‘No quick fix’ as regen ag leads to lower yields

Growing cereals using regenerative farming techniques has been shown to reduce yield by about 10% compared with ploughing the soil, at least in the initial years of transition, a major new study run by Rothamsted Research has shown.

The first set of results from 24 trials first set up at Brooms Barn, Suffolk, and Harpenden, Hertfordshire, in 2017-18 have been published this week and confirm that reduced tillage resulted in lower crop yields – 7.4t/ha compared with 8.3t/ha at Brooms Barn, and 6.3t/ha compared with 6.9t/ha at Harpenden.

See also: Regenerative farming – the theory and the farmers doing it

The reduction varied according to the site, the crop previously grown in the field and the crop rotation, but overall the ploughed plots produced a higher caloric yield than systems under reduced tillage, the researchers found.

At 7.9t/ha, average wheat yields were higher at Brooms Barn than at Harpenden, where yields averaged 6.6t/ha, but part of the reason was because some plots were resown with spring wheat due to establishment failures at Harpenden.

Adding organic matter to the soil in the regenerative plots made a significant difference – spring barley yield increased by 8% on average.

No quick fix

Study team leader Prof Jon Storkey said the results so far suggest that regenerative farming is not a “quick-fix”, with time needed to restore soil health and the ecosystem before benefits kick in.

But that could change as the system transitions to a more sustainable state.

“With so many variables in play, only a long-term, integrated approach will be able to tell us what really works in regenerative farming,” said Prof Storkey.

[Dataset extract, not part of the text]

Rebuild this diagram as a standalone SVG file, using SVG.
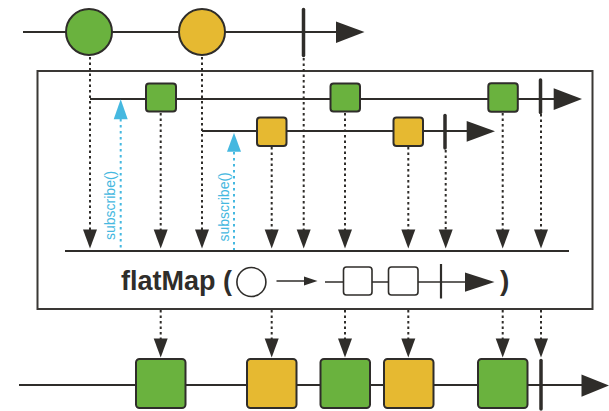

The trial sites have contrasting soil types – Brooms Barn a sandy loam and Harpenden a silty clay loam.

Among the growing techniques used were no-till and diversified cropping.

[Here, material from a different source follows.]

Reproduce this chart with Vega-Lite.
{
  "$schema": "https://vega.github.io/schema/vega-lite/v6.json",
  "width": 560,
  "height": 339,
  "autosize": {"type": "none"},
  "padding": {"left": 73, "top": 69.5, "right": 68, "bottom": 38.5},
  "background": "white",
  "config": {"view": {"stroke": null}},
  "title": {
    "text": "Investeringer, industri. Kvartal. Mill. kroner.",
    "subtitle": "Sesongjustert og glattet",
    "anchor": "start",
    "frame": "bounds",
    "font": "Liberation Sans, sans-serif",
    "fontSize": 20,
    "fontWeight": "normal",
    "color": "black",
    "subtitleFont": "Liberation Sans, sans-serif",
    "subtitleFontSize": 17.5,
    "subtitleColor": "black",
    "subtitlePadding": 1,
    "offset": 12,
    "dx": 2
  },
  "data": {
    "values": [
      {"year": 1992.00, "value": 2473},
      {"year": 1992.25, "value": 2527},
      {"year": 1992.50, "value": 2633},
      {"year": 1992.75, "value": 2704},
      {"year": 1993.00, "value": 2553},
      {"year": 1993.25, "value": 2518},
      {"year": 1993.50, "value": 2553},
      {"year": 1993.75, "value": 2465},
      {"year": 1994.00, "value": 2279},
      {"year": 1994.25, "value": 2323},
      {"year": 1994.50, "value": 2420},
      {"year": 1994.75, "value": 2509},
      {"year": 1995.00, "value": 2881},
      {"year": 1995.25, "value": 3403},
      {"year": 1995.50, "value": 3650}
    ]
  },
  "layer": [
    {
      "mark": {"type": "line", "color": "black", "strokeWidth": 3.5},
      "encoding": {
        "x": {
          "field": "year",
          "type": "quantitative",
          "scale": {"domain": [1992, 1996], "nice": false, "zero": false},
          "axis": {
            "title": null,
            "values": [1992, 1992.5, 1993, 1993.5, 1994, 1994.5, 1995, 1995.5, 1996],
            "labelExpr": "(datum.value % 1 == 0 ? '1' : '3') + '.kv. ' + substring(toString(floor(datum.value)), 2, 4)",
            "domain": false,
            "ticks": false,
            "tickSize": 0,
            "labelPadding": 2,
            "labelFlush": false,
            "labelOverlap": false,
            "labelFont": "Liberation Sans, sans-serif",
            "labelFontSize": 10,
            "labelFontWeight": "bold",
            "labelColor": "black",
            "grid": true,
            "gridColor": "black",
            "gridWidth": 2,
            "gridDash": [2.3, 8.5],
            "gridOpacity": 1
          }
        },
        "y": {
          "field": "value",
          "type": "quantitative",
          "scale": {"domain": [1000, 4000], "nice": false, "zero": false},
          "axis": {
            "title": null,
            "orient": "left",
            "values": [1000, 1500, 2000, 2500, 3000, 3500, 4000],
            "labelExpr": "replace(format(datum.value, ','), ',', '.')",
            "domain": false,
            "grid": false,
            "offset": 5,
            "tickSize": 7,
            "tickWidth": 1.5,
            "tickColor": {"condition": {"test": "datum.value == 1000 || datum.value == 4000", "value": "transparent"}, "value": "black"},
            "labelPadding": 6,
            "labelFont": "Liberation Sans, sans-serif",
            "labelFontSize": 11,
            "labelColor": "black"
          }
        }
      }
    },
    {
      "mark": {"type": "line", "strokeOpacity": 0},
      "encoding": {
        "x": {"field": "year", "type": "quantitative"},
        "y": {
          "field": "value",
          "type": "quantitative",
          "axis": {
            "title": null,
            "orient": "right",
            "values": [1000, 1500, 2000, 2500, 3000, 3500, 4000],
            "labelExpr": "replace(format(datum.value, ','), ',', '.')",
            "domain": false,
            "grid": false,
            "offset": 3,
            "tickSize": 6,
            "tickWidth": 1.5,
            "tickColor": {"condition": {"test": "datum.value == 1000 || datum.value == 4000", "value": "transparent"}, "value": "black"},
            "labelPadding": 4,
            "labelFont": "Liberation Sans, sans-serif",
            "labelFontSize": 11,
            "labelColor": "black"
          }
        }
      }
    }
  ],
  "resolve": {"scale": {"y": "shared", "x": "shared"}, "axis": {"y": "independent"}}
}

In the long term, the trial will look at how different approaches to crop rotation, tillage, nutrition and crop protection might reduce inputs of pesticides and fertilisers, greenhouse gas emissions and support biodiversity, to investigate the synergies and trade-offs of each approach.

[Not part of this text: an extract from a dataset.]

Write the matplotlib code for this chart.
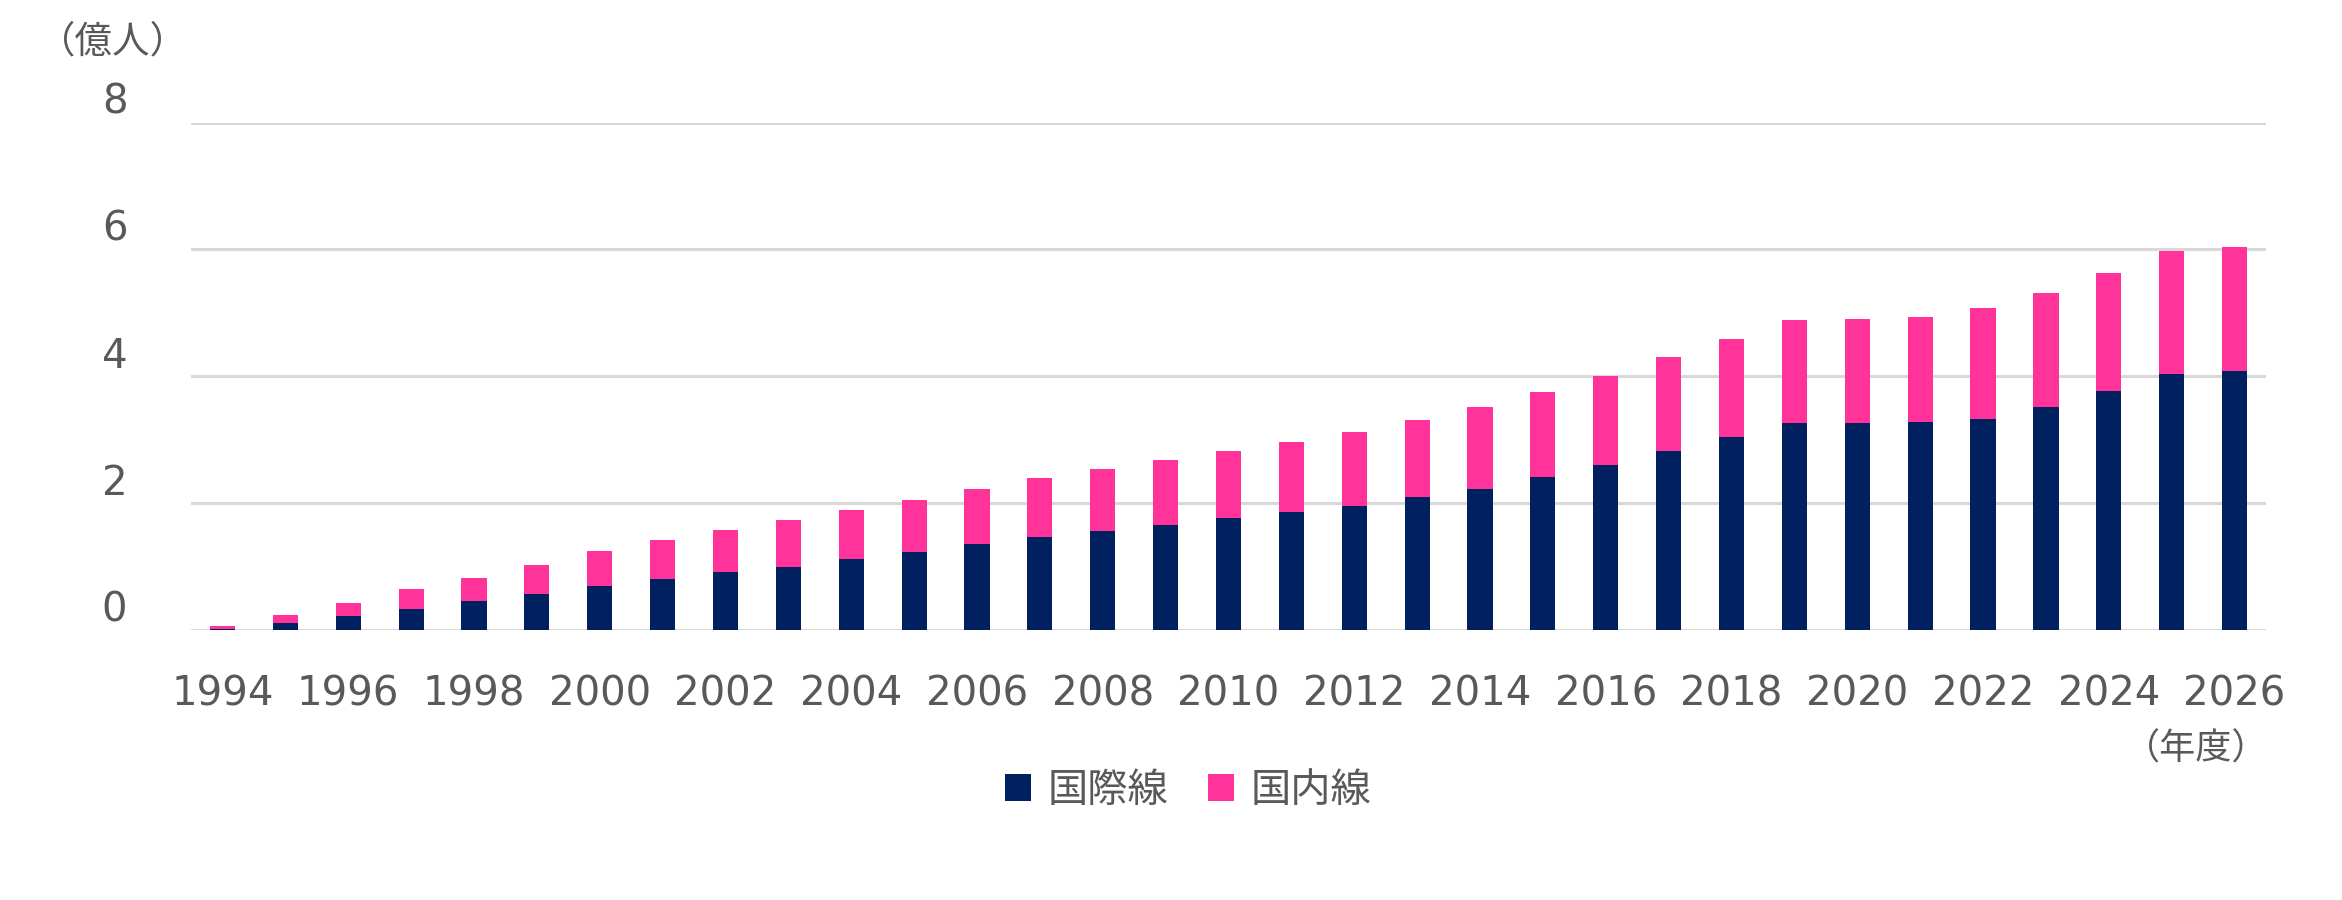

The team hopes the research will prompt similar experiments in other countries.

Prof Storkey said it was inevitable that trade-offs would be needed between maximising crop yield and protecting the environment.

“We need to better understand cropping as a complex system. That way we can create models for predicting the system response to the multiple factors that will affect farming as our climate and food demands change,” he said.